> Raw data
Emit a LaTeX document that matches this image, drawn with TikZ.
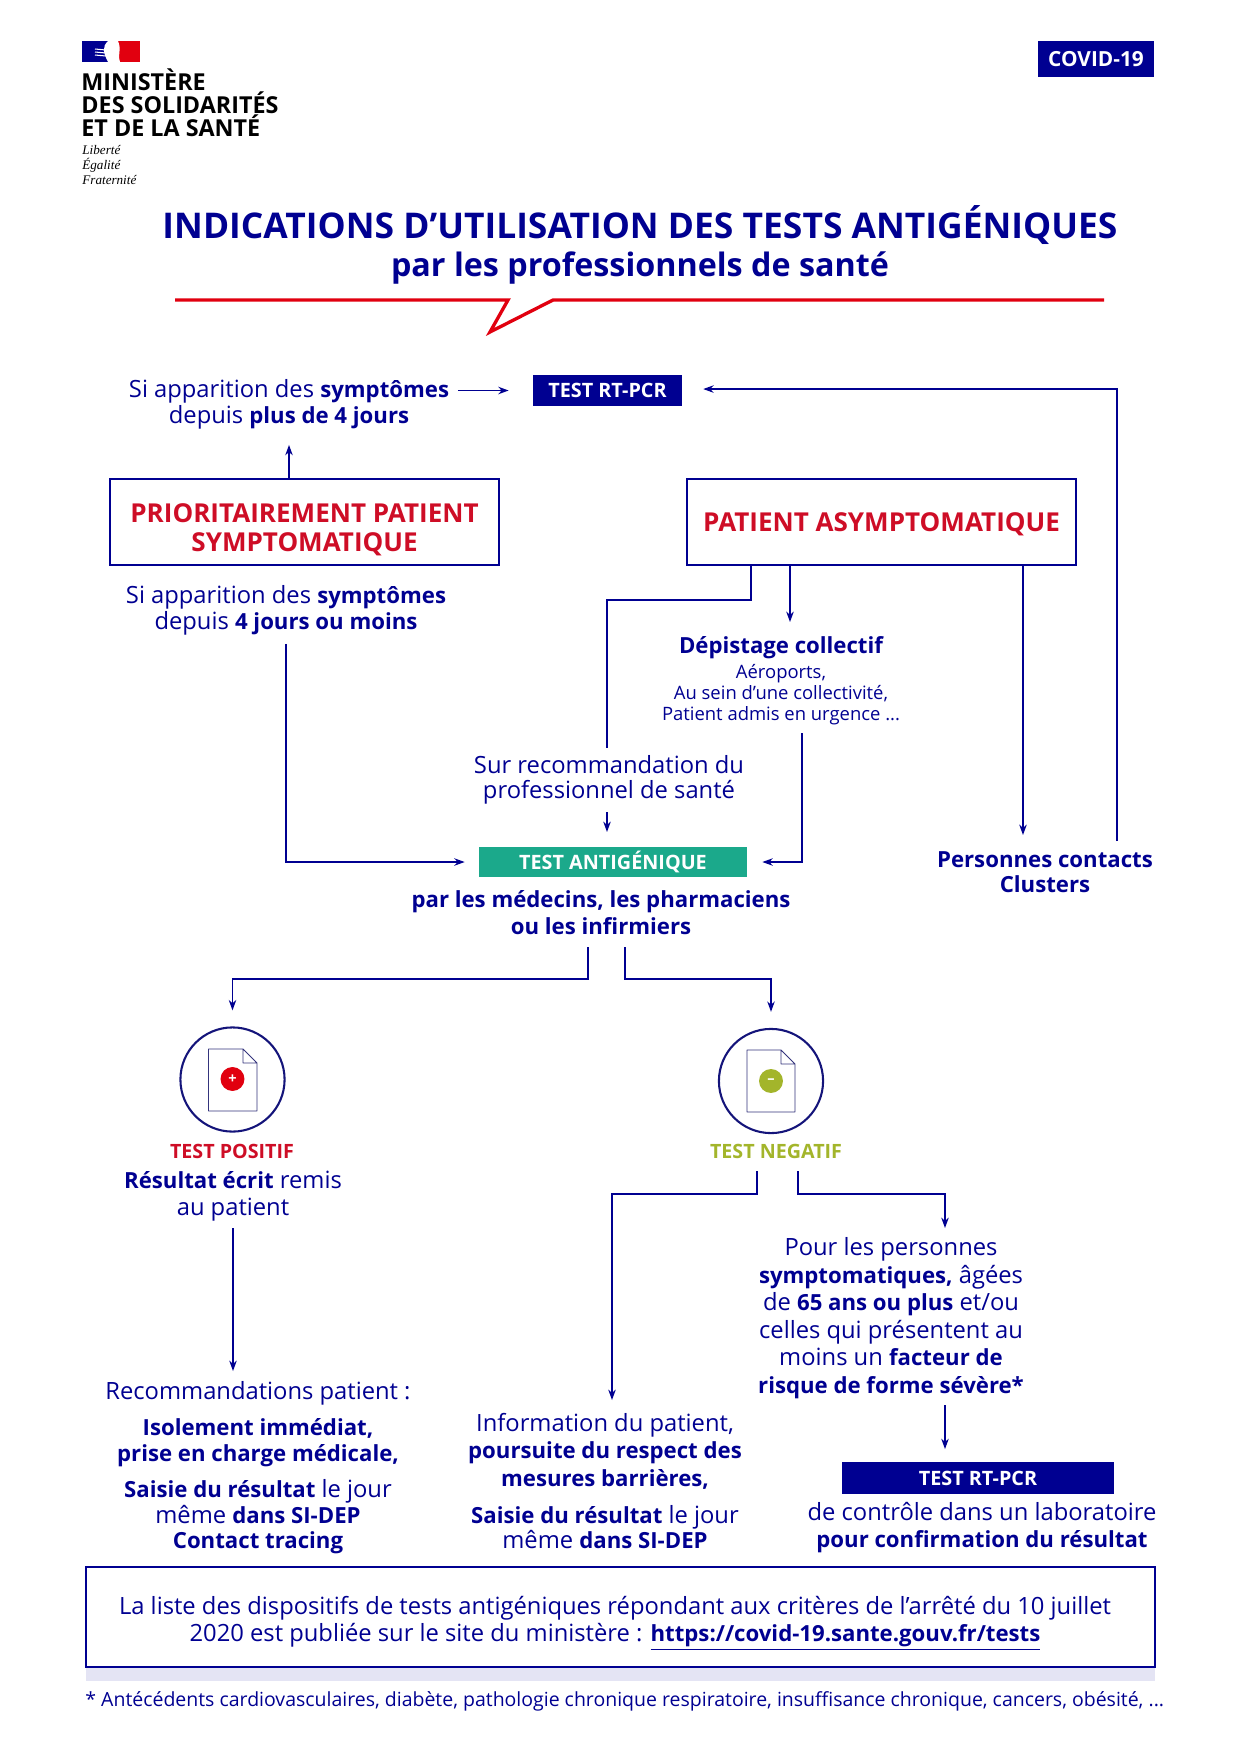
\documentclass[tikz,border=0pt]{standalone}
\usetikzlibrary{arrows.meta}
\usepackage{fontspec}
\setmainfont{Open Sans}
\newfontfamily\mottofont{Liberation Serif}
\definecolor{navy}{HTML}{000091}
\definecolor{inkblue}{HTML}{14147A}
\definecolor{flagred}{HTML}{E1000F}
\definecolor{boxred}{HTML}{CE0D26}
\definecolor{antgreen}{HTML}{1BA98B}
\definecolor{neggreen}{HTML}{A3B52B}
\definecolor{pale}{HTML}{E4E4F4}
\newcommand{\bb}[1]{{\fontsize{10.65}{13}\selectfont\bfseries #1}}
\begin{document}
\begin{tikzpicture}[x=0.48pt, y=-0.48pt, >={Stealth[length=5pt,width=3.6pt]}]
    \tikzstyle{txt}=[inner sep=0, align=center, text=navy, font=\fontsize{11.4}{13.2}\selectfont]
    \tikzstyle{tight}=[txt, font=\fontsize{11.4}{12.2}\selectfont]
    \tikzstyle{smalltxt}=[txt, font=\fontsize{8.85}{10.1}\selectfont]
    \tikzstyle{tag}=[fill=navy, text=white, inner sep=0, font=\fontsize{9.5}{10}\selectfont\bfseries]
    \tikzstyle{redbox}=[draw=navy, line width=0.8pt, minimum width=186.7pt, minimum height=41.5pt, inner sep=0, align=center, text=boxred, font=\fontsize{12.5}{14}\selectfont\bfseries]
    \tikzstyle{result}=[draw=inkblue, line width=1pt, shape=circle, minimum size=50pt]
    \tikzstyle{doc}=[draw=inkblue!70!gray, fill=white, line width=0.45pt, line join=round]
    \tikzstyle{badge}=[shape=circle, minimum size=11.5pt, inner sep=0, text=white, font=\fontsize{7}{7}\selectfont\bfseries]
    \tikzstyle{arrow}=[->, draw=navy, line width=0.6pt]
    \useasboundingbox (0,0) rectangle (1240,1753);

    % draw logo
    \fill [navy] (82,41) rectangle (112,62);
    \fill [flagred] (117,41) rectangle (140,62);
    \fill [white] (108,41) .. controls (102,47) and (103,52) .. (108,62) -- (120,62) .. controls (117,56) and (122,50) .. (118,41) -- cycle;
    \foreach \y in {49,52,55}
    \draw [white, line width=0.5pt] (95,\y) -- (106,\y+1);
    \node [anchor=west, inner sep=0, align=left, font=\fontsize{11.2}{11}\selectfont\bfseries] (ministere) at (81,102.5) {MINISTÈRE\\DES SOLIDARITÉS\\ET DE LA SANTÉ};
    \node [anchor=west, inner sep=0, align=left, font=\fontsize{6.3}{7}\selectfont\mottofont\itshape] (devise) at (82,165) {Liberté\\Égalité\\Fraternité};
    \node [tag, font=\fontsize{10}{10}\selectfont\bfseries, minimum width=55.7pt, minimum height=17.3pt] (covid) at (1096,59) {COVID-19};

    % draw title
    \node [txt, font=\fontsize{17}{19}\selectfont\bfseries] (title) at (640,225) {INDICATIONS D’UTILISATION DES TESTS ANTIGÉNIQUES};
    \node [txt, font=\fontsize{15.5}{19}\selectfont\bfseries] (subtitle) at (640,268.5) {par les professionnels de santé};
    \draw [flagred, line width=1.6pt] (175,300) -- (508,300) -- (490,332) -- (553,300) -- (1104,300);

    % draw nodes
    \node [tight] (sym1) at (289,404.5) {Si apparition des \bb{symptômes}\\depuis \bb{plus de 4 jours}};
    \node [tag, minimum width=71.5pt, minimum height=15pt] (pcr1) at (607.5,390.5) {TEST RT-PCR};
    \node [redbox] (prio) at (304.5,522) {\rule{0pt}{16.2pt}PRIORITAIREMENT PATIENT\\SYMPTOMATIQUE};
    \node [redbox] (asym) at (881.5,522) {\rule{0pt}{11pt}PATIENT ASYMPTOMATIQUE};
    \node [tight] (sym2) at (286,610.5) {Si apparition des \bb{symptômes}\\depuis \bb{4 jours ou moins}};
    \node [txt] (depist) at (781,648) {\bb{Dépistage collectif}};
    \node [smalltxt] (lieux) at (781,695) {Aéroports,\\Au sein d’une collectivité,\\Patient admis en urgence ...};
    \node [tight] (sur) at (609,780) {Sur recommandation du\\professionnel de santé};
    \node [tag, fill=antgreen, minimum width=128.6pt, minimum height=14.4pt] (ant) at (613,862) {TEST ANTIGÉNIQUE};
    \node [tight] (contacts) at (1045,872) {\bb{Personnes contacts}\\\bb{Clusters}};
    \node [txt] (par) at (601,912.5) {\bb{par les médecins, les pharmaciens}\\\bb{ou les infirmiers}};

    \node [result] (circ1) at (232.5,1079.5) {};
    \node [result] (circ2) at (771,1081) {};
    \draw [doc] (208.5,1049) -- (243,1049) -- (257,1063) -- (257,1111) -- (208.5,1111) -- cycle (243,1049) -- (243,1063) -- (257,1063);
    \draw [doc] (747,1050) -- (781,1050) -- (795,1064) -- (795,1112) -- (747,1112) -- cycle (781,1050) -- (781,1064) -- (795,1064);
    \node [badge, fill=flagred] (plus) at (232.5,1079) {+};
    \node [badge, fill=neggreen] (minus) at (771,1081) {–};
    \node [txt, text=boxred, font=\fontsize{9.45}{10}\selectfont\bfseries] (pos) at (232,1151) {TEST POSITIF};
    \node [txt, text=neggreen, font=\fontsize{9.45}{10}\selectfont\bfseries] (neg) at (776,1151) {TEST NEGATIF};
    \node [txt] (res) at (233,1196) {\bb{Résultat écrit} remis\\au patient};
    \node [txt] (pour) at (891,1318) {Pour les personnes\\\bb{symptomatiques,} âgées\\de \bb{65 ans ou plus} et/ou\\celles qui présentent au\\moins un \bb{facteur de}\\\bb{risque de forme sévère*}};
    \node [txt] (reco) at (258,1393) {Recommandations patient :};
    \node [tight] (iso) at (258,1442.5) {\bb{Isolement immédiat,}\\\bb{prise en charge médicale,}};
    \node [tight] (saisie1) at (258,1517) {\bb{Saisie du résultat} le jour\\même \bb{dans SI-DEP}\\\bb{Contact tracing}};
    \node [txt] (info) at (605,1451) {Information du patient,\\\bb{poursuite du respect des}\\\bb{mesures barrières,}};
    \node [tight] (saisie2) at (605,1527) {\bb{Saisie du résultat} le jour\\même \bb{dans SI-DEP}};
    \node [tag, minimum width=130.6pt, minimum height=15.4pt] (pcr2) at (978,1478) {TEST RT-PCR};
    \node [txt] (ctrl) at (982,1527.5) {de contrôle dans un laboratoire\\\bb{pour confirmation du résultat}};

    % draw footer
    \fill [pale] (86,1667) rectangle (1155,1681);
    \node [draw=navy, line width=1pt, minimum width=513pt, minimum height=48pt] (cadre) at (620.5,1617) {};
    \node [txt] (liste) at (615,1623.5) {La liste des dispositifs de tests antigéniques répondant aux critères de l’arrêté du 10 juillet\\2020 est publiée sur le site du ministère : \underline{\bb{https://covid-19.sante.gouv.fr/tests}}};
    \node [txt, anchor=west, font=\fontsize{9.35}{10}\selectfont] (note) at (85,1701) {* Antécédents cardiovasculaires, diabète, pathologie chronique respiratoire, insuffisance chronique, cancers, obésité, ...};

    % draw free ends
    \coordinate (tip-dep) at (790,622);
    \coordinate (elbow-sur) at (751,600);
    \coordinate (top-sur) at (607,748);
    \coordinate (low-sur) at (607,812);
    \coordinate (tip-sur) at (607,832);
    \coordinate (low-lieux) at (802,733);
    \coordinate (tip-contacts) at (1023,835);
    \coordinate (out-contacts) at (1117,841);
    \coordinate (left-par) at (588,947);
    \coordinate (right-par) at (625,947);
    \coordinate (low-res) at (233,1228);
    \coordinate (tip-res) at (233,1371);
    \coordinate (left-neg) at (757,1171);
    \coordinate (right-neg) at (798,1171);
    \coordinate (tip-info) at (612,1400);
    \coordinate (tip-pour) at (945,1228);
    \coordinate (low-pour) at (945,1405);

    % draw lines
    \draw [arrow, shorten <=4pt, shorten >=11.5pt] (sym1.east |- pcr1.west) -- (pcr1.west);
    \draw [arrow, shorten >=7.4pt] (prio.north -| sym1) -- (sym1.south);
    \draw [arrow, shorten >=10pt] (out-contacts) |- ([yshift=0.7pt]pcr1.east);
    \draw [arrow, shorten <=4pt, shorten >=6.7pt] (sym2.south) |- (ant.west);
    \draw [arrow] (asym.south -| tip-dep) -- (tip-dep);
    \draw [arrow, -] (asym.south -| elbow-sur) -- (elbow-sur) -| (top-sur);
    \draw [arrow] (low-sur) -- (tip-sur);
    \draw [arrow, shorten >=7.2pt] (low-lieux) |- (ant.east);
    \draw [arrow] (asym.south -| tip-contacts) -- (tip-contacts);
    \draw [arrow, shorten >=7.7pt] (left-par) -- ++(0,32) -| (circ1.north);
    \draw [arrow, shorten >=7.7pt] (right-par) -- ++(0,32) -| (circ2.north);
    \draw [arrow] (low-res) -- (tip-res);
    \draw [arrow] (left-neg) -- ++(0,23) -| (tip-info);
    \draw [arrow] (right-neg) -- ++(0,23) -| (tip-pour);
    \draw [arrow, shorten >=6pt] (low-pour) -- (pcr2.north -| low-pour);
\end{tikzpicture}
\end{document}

==

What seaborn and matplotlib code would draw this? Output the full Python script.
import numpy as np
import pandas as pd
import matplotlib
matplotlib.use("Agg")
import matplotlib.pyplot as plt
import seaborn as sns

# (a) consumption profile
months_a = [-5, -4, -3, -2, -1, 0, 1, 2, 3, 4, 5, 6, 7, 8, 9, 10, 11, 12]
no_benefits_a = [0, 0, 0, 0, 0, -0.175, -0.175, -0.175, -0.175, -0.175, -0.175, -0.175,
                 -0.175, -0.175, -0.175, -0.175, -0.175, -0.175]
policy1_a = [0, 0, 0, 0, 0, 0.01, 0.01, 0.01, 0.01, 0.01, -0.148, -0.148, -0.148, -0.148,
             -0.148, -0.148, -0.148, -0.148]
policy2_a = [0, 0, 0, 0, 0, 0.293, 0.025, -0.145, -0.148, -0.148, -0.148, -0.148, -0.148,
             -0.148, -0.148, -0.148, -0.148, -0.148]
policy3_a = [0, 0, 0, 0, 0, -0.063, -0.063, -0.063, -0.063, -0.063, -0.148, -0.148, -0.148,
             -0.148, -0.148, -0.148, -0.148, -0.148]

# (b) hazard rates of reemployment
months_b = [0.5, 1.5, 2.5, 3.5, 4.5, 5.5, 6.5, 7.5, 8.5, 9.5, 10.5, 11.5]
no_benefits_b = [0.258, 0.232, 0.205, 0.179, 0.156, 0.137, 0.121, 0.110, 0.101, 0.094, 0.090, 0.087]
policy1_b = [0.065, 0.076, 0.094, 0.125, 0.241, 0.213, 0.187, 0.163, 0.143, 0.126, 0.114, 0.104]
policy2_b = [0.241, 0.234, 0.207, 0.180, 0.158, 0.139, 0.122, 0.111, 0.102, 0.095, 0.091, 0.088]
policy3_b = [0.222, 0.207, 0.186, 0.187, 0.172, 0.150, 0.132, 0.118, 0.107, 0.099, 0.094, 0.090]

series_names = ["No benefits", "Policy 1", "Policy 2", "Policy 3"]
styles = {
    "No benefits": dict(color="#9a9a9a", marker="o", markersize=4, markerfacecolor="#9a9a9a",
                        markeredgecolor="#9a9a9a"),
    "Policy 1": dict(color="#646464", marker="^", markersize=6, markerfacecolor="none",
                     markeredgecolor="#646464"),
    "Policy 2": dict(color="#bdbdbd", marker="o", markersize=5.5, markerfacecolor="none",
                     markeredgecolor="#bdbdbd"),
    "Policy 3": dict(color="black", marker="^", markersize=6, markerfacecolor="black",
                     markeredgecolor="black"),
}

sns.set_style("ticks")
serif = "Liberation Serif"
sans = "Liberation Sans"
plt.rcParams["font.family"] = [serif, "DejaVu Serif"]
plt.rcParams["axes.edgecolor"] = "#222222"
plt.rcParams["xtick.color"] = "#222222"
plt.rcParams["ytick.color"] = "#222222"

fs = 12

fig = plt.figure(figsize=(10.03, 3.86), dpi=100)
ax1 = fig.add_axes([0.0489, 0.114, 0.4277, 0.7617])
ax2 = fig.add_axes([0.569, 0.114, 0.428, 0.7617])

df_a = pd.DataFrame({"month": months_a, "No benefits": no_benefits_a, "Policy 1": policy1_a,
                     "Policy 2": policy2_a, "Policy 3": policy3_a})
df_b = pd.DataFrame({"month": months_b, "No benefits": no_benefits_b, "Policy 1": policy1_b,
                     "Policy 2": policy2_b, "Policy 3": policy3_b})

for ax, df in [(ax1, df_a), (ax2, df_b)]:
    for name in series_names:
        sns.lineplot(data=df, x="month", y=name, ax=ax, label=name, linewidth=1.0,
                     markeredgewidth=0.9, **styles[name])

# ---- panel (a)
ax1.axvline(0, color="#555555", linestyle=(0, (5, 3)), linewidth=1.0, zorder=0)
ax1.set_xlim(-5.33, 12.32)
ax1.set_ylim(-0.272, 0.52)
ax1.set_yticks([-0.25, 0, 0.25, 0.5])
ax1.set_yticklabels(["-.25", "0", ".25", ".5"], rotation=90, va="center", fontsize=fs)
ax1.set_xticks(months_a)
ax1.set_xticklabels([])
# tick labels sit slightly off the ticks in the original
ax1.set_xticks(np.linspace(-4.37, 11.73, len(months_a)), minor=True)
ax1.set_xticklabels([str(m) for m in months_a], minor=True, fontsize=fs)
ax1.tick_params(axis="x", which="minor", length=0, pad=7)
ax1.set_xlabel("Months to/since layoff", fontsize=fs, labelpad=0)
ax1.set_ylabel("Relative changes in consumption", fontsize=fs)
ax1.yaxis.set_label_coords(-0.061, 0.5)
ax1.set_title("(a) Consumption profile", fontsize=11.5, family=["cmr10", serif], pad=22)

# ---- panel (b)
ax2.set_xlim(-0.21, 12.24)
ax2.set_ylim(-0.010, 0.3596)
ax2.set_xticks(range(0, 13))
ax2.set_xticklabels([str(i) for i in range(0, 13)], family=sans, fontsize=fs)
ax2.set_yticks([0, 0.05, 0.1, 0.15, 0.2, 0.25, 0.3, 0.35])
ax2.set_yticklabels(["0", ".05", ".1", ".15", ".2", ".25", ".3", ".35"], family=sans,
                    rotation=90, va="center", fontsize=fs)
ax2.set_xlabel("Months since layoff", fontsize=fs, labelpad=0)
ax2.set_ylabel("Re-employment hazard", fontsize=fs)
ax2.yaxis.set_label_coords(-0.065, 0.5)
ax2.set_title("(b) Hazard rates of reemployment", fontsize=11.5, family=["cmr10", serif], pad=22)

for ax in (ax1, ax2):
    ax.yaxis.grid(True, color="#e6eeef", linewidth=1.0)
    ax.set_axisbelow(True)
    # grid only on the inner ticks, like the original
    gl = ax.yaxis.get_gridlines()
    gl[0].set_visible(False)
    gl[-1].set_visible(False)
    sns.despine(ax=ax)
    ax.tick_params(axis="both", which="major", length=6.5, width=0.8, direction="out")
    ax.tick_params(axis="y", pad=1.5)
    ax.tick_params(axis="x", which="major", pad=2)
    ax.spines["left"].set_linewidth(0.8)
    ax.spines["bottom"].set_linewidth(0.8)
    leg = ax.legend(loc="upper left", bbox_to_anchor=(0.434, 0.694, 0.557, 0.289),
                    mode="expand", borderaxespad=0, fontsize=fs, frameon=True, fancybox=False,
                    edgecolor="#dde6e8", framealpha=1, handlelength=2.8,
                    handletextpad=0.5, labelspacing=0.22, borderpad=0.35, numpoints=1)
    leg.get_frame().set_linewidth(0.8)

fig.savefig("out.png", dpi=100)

==

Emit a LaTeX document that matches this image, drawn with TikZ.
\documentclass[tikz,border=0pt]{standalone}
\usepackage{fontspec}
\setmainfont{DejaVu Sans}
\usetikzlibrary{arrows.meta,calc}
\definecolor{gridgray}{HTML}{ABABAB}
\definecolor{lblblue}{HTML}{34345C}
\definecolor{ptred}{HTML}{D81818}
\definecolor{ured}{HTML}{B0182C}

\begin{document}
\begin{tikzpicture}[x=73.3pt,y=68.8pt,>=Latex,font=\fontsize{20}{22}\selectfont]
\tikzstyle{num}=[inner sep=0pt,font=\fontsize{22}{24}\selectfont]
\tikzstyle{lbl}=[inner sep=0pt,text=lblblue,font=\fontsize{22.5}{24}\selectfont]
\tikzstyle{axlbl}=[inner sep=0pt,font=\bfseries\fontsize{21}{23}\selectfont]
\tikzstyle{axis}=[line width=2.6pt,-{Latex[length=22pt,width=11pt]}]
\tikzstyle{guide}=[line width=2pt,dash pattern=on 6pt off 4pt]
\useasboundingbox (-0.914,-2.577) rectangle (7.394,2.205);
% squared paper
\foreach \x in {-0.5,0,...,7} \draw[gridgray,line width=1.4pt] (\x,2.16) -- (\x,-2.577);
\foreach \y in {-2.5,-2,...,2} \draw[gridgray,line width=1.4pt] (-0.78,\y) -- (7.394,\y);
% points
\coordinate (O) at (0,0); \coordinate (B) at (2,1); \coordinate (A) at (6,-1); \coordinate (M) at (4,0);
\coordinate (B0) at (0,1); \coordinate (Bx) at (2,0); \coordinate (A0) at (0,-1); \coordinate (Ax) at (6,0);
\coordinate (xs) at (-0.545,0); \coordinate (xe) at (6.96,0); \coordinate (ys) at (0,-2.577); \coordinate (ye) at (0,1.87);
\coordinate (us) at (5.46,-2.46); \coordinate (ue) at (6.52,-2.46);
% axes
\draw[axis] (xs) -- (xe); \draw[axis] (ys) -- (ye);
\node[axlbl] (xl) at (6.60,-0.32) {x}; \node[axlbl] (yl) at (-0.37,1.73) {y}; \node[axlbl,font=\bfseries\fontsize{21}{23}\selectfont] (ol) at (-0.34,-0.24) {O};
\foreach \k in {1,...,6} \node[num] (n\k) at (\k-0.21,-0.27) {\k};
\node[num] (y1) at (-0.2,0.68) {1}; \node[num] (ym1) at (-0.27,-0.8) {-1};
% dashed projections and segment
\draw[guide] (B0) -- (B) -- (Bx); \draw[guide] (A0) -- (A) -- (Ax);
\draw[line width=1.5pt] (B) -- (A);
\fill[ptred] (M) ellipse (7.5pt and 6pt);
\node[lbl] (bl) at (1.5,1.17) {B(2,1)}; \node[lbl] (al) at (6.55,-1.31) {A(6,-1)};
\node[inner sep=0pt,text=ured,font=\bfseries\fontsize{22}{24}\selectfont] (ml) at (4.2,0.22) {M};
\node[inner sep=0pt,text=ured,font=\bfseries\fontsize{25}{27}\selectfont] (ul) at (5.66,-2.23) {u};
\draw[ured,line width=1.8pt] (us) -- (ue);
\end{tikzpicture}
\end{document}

> Problem to solve
Pick out the lines above containing the word "matplotlib", then copy them.

> Exercise answer
What seaborn and matplotlib code would draw this? Output the full Python script.
import matplotlib
matplotlib.use("Agg")
import matplotlib.pyplot as plt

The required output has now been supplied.